So as I sit on a long plane ride to Hawaii watching Eat Pray Love for the second time in a week (occupational hazard), drinking too much cheap wine because I'm in first class, I'm struck by the underlying themes of the movie: waiting, wanting, searching, finding, being unsatisfied in your life. Julia dumped her soon to be ex-husband because of his perpetual searching/waiting and then her new boyfriend accused her of the same thing. Bernie has accused me of this as well, but I think there is a big difference between being open to different possibilities and being unhappy.
We lived for 8 years in the burbs. We looked downtown first but with real estate being at a high, and our price range being low, we settled in the burbs. It was a great house, new, big. We had issues with our house that could potentially be (financially) devastating. Knowing this started to make me hate the house because I just knew the issues that were lurking, in the basement no less. The area had nothing for us, and with the house issues I wanted out. Bernie didn't. But he entertained the idea and if I ventured a guess, I would say he couldn't be happier in our new house. It's perfect. The location is perfect. Every day I feel lucky to live there next to City Park in our 105 year old house. Learning some of the history earlier this year made it even more special. We rented our old house so we don't have to sell at a loss. We are lucky. I could live in this house forever and be happy. But just like when we were in the burbs, I think how cool it might be one day to live in the lofts a few blocks down, or what about a farm where we could have animals and a big garden, or Manhattan, or Paris? The world is ours for the taking. Nothing holding us back.
I grew up in a small town where people were born, they lived, and they died. Few left. These are good people mind you, smart people, my people. But I always felt like I didn't quite belong. Especially after I graduated college. Like because I went to college I was now an outsider. In my town, in my family, I felt different. Me and my best friend back in Algonac could not be more different, but in a good way. What is great about us, is that our differences are amusing to each other. On paper, we shouldn't be friends but she is my history and my family and she gets a kick out of my non-traditional path and vice versa.
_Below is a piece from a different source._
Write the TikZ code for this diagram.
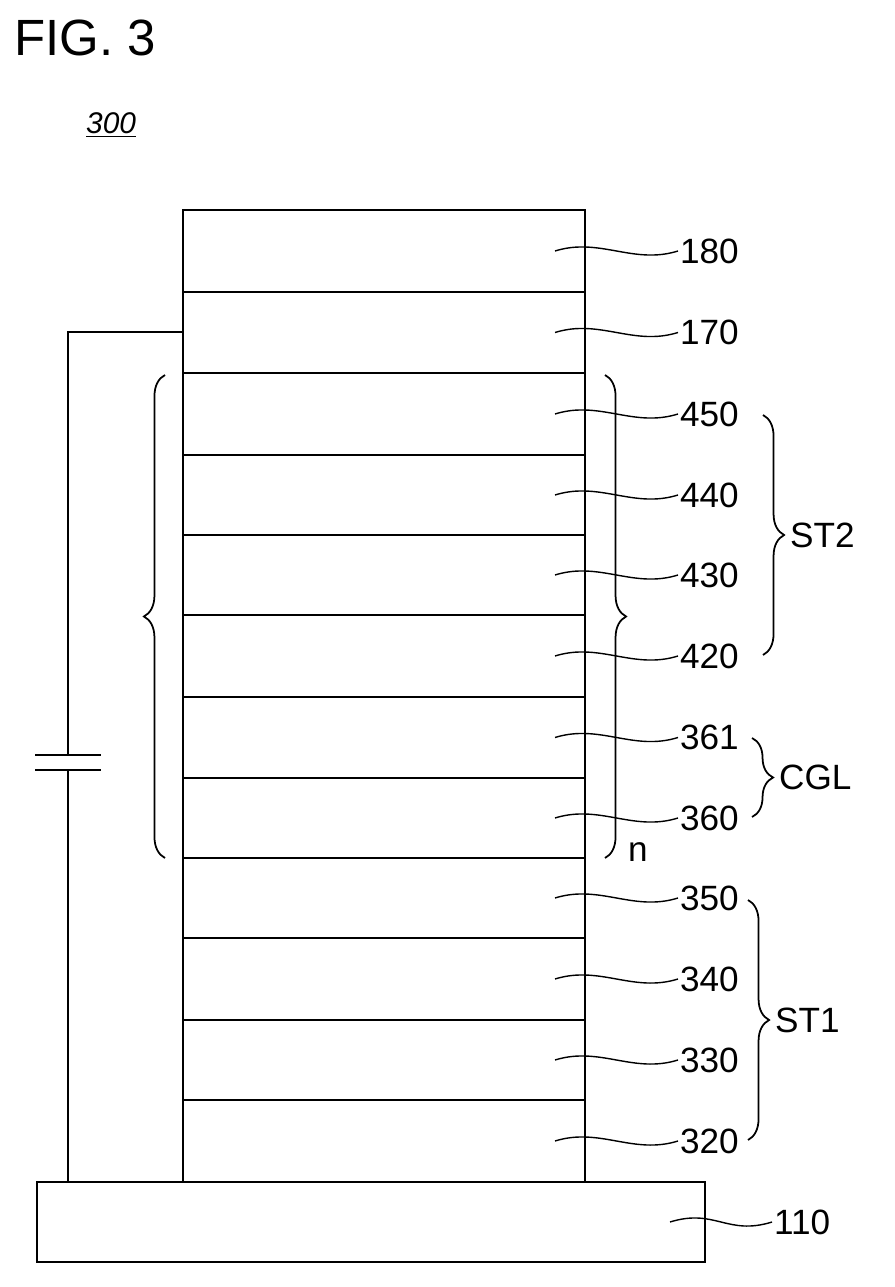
\documentclass[tikz,border=0pt]{standalone}
\usepackage{fontspec}
\setmainfont{Liberation Sans}
\usetikzlibrary{decorations.pathreplacing}
\begin{document}
\begin{tikzpicture}[x=0.02cm,y=-0.02cm,
        layer/.style={draw, line width=1pt},
        lbl/.style={font=\fontsize{20}{22}\selectfont, anchor=west, inner sep=1pt},
        brc/.style={decorate, decoration={brace, amplitude=12pt}, line width=1pt}
    ]
        \useasboundingbox (0,0) rectangle (895,1287);
        \node[anchor=north west, font=\fontsize{29}{32}\selectfont, inner sep=0] (fig) at (14,20) {FIG. 3};
        \node[anchor=west, font=\fontsize{17}{18}\itshape] (num) at (80,125) {\underline{300}};
        % layer stack
        \foreach \name/\top/\bot [count=\i] in {180/210/292, 170/292/373, 450/373/455, 440/455/535, 430/535/615, 420/615/697, 361/697/778, 360/778/858, 350/858/938, 340/938/1020, 330/1020/1100, 320/1100/1182} {
            \draw[layer] (183,\top) rectangle (585,\bot);
            \coordinate (s\name) at (555,{(\top+\bot)/2});
            \node[lbl] (t\name) at (678,{(\top+\bot)/2}) {\name};
            \draw[line width=0.8pt] (s\name) .. controls ++(45,-14) and ++(-45,14) .. (t\name.west);
        }
        \draw[layer] (37,1182) rectangle (705,1262);
        \coordinate (s110) at (670,1222);
        \node[lbl] (t110) at (772,1222) {110};
        \draw[line width=0.8pt] (s110) .. controls ++(45,-14) and ++(-45,14) .. (t110.west);
        % power supply
        \coordinate (w1) at (183,332);
        \coordinate (w2) at (68,332);
        \coordinate (w3) at (68,1182);
        \draw[line width=1pt] (w1) -- (w2) -- (68,755);
        \draw[line width=1pt] (68,770) -- (w3);
        \draw[line width=1.2pt] (35,755) -- (101,755);
        \draw[line width=1.2pt] (35,770) -- (101,770);
        % braces
        \draw[brc] (165,858) -- (165,375);
        \draw[brc] (605,375) -- (605,858);
        \node[lbl] (n) at (626,852) {n};
        \draw[brc] (763,415) -- (763,655) node[lbl, midway, xshift=14pt] (st2) {ST2};
        \draw[brc] (752,738) -- (752,817) node[lbl, midway, xshift=14pt] (cgl) {CGL};
        \draw[brc] (748,900) -- (748,1140) node[lbl, midway, xshift=14pt] (st1) {ST1};
    \end{tikzpicture}
\end{document}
I went 600 miles away to college and came back to Algonac when I graduated. I drove the 50 miles each way to GM for work as was the norm. My family was so proud. I had a dream job. I made more my first year at GM then my dad did after working his ass off for 35 years as a roofer. I could have lived in the house I was born in for the rest of my life, driving 100 miles a day, and that would have been "normal." I remember the look on my Dad's face when I said I was quitting my job, and moving to Denver to live with Bernie, and didn't have another job (I didn't know it then but I wouldn't for an entire year!). It's not that he was disappointed, he was shocked. I was living the dream, or his dream for me, working at the best company in the world that (at the time) set it's employees up for a comfortable life. But then I quit. Eventually I got a job, again at one of the biggest companies in the world, and I do miss living on the water, and my friends and family but taking the road less traveled has served me well each and every time. So, I don't think exploring or seeking out something different is an indication of unhappiness, it's being open to the opportunity to learn and grow.
Dammit, where is all this pesky introspection coming from lately?